前に、琢朗の父親が不倫していたことを暴露していたから、想像はついたのだろう。
「今はあんなかいがいしくしてっけど。お袋が入院してた時も、平気で親父と遊んでた女だから」
夕希のことと、琢朗の家の事情は別の問題だ。だから、なるべく冷静に話そうと思うのに、それが出来ない。母が病床の時は、琢朗が今日の芙美の立場で、父親が琢朗のようだった。
学校帰りに病院に直行して、母親の傍につきっきりだった琢朗に対して、父親は面会時間お終わりごろに、ちらっと顔を見せるだけ。
無論、それだけなら父には仕事もあるのだから…と自分を納得させることも出来た。けれど、いつだったか病院の帰り道、あの女の運転する車の助手席に座ってる父の姿を見たら、もう何もかもが許せなくなった。
髪を染め、ピアスを開けたのもその頃だ。我ながら短絡的なレジスタンスに笑ってしまうが、これが効果的だったのも否めない。学校から呼び出され、校長室で父は自分を高圧的に張り飛ばして怒ったが、一方で「俺のせいかもしれない…」なんてため息をついていたと、あとから母に聞いた。
もっと、苦しめばいい。もっと、傷つけばいい。

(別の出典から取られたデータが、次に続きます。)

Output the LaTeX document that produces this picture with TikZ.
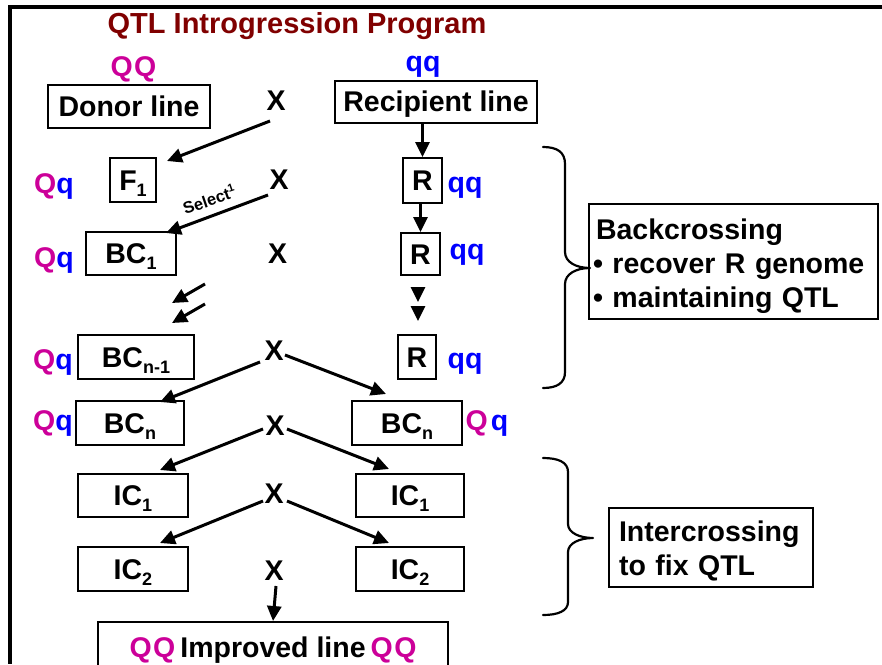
\documentclass[tikz,border=0pt]{standalone}
\usepackage{fontspec}
\setmainfont{Liberation Sans}
\usetikzlibrary{arrows.meta}
\definecolor{qmag}{RGB}{204,0,153}
\definecolor{qblue}{RGB}{0,0,255}
\definecolor{titlered}{RGB}{128,0,0}
% lowered index used in F1, BC1, ICn ...
\newcommand{\lowidx}[1]{\raisebox{-6pt}{\fontsize{18}{18}\selectfont #1}}
% genotype Qq: dominant allele in magenta, recessive in blue
\newcommand{\genoQq}{\textcolor{qmag}{Q}\textcolor{qblue}{q}}
\begin{document}
\begin{tikzpicture}[x=1pt, y=-1pt,
  font=\fontsize{28.5}{34}\selectfont\bfseries,
  gbox/.style={draw, line width=2pt, inner sep=0pt, text height=20.5pt, text depth=0pt},
  lbl/.style={anchor=base, inner sep=0pt},
  arr/.style={line width=3pt, -{Triangle[length=15pt,width=14pt]}},
  brace/.style={line width=2.2pt, line cap=round, line join=round}]
\useasboundingbox (0,0) rectangle (882,664);

% frame
\draw[line width=4pt] (8,7) -- (882,7);
\draw[line width=4pt] (10,5) -- (10,664);

% title
\node[lbl, font=\fontsize{29}{29}\selectfont\bfseries, text=titlered] (title) at (297,33) {QTL Introgression Program};

% parents
\node[lbl, text=qmag] (gQQ) at (133.5,76) {Q\hspace{1.5pt}Q};
\node[lbl, text=qblue] (gqq) at (423,71) {qq};
\node[gbox, minimum width=162, minimum height=43] (donor) at (129,106.5) {Donor line};
\node[gbox, minimum width=202, minimum height=42] (recip) at (436,101.5) {Recipient line};
\node[lbl] (x1) at (276,110) {X};

% F1 generation
\node[lbl] (g2) at (54,193) {\genoQq};
\node[gbox, minimum width=46, minimum height=44] (f1) at (133,180) {F\lowidx{1}};
\node[lbl] (x2) at (279,189) {X};
\node[gbox, minimum width=39, minimum height=45] (r1) at (422.5,180.5) {R};
\node[lbl, text=qblue] (q2) at (465,192) {qq};

% BC1
\node[lbl] (g3) at (54,267) {\genoQq};
\node[gbox, minimum width=90, minimum height=43] (bc1) at (131,253.5) {BC\lowidx{1}};
\node[lbl] (x3) at (277.5,263) {X};
\node[gbox, minimum width=39, minimum height=42] (r2) at (420.5,254) {R};
\node[lbl, text=qblue] (q3) at (467,259) {qq};

% BC(n-1)
\node[lbl] (g5) at (53,369) {\genoQq};
\node[gbox, minimum width=116, minimum height=44] (bcm) at (136,357) {BC\lowidx{n-1}};
\node[lbl] (x5) at (274,360) {X};
\node[gbox, minimum width=38, minimum height=44] (r3) at (417,357) {R};
\node[lbl, text=qblue] (q5) at (465,368) {qq};

% BCn
\node[lbl] (g6) at (53,430) {\genoQq};
\node[gbox, minimum width=108, minimum height=44] (bcl) at (130,423) {BC\lowidx{n}};
\node[lbl] (x6) at (275,435) {X};
\node[gbox, minimum width=110, minimum height=44] (bcr) at (407,423) {BC\lowidx{n}};
\node[lbl] (g6r) at (487,430) {\textcolor{qmag}{Q}\hspace{3pt}\textcolor{qblue}{q}};

% intercrossing
\node[gbox, minimum width=110, minimum height=43] (ic1l) at (133,495.5) {IC\lowidx{1}};
\node[lbl] (x7) at (274,503) {X};
\node[gbox, minimum width=108, minimum height=43] (ic1r) at (410,495.5) {IC\lowidx{1}};
\node[gbox, minimum width=110, minimum height=44] (ic2l) at (133,569) {IC\lowidx{2}};
\node[lbl] (x8) at (274,580) {X};
\node[gbox, minimum width=108, minimum height=44] (ic2r) at (410,569) {IC\lowidx{2}};
\node[gbox, minimum width=350, minimum height=50] (impr) at (273,647) {\textcolor{qmag}{Q\hspace{1.5pt}Q}\hspace{5pt}Improved line\hspace{5pt}\textcolor{qmag}{Q\hspace{1.5pt}Q}};

% side notes
\node[draw, line width=2pt, inner xsep=4pt, inner ysep=0pt, text width=281pt, minimum height=115, align=left] (back) at (733.5,261.5)
  {\rule{0pt}{31pt}\hspace{3pt}Backcrossing\\\textbullet\ recover R genome\\\textbullet\ maintaining QTL};
\node[draw, line width=2pt, inner xsep=10pt, inner ysep=0pt, text width=184pt, minimum height=79, align=left] (inter) at (711,547.5)
  {\rule{0pt}{28pt}Intercrossing\\to fix QTL};

% arrow end points
\coordinate (a1s) at (270,121);  \coordinate (a1e) at (167,161);
\coordinate (a2s) at (268,195);  \coordinate (a2e) at (166,233);
\coordinate (d1s) at (205,284);  \coordinate (d1e) at (172,303);
\coordinate (d2s) at (205,304);  \coordinate (d2e) at (172,323);
\coordinate (t1s) at (418,287);  \coordinate (t1e) at (418,302);
\coordinate (t2s) at (418,306);  \coordinate (t2e) at (418,321);
\coordinate (b1s) at (260,362);  \coordinate (b1e) at (160,402);
\coordinate (b2s) at (285,355);  \coordinate (b2e) at (386,394);
\coordinate (c1s) at (263,429);  \coordinate (c1e) at (160,470);
\coordinate (c2s) at (287,429);  \coordinate (c2e) at (389,469);
\coordinate (e1s) at (263,501);  \coordinate (e1e) at (160,543);
\coordinate (e2s) at (287,501);  \coordinate (e2e) at (389,543);
\coordinate (fs) at (276,586);

% arrows
\draw[arr] (a1s) -- (a1e);
\draw[arr] (a2s) -- (a2e);
\node[font=\fontsize{16.5}{16.5}\selectfont\bfseries, rotate=19, inner sep=0pt] (sel) at (209,199)
  {Select\raisebox{7pt}{\fontsize{11}{11}\selectfont 1}};
\draw[arr] (r1.north |- recip.south) -- (r1.north);
\draw[arr] (r2.north |- r1.south) -- (r2.north);
\draw[arr] (d1s) -- (d1e);
\draw[arr] (d2s) -- (d2e);
\draw[arr] (t1s) -- (t1e);
\draw[arr] (t2s) -- (t2e);
\draw[arr] (b1s) -- (b1e);
\draw[arr] (b2s) -- (b2e);
\draw[arr] (c1s) -- (c1e);
\draw[arr] (c2s) -- (c2e);
\draw[arr] (e1s) -- (e1e);
\draw[arr] (e2s) -- (e2e);
\draw[arr] (fs) -- (impr.north);

% braces
\coordinate (tip1) at (590,268);
\draw[brace] (543,147) .. controls (557,147) and (565,152) .. (565,164) -- (565,252)
  .. controls (565,262) and (576,268) .. (tip1)
  .. controls (576,268) and (565,274) .. (565,284) -- (565,372)
  .. controls (565,383) and (557,388) .. (543,388);
\coordinate (tip2) at (593,538);
\draw[brace] (543,458) .. controls (558,458) and (568,462) .. (568,472) -- (568,524)
  .. controls (568,533) and (580,538) .. (tip2)
  .. controls (580,538) and (568,543) .. (568,552) -- (568,602)
  .. controls (568,611) and (558,615) .. (543,615);
\end{tikzpicture}
\end{document}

芙美の車に勝手に乗って、傷をつけたこともあった。もちろん芙美も父も自分を怒れない。
「お袋が3年前に死んで、喪が明けたころから、親父とあの女は堂々とし始めた。週の半分はあの女の家にいる。いわゆる内縁関係ってやつだよね。ま、2年もしないで、親父が今度は癌になるんだけど。自業自得?」
「…お父さんなのに、そんな言い方…」
琢朗の皮肉を夕希は咎める。自分だけが正義とか道徳心とか倫理観に縛られてる。夕希さえも遠く感じた。
結局、彼女も。芙美と同じ種類の女なのだろうか。
「親父もあの女も、ずっと結婚を望んでるけど、俺は絶対認めない。親父の妻として、戸籍に載っていいのは、お袋だけだから。――ねえ、糸井さん」
ぐっと夕希の手首を掴むと、夕希は上体を後ろにひこうとする。距離を開けるのは許さない、とばかりに琢朗はその手を前に引いた。
「峰さんの奥さんからも、子どもからも。こんな風に憎まれる覚悟、糸井さんにあるの?」
「……っ」
「もう一度考え直しなよ。中絶の同意書だったら、俺、いつでも書くよ」
残酷な台詞をわざわざ吐いて、琢朗は夕希の手から手を離す。
夕希は解放されたとばかりに、踵を返して、一人で病院の長い廊下を走って行ってしまった。
これでもう完璧に嫌われたな。
でも、彼女の未来が絶たれるよりよっぽどいい。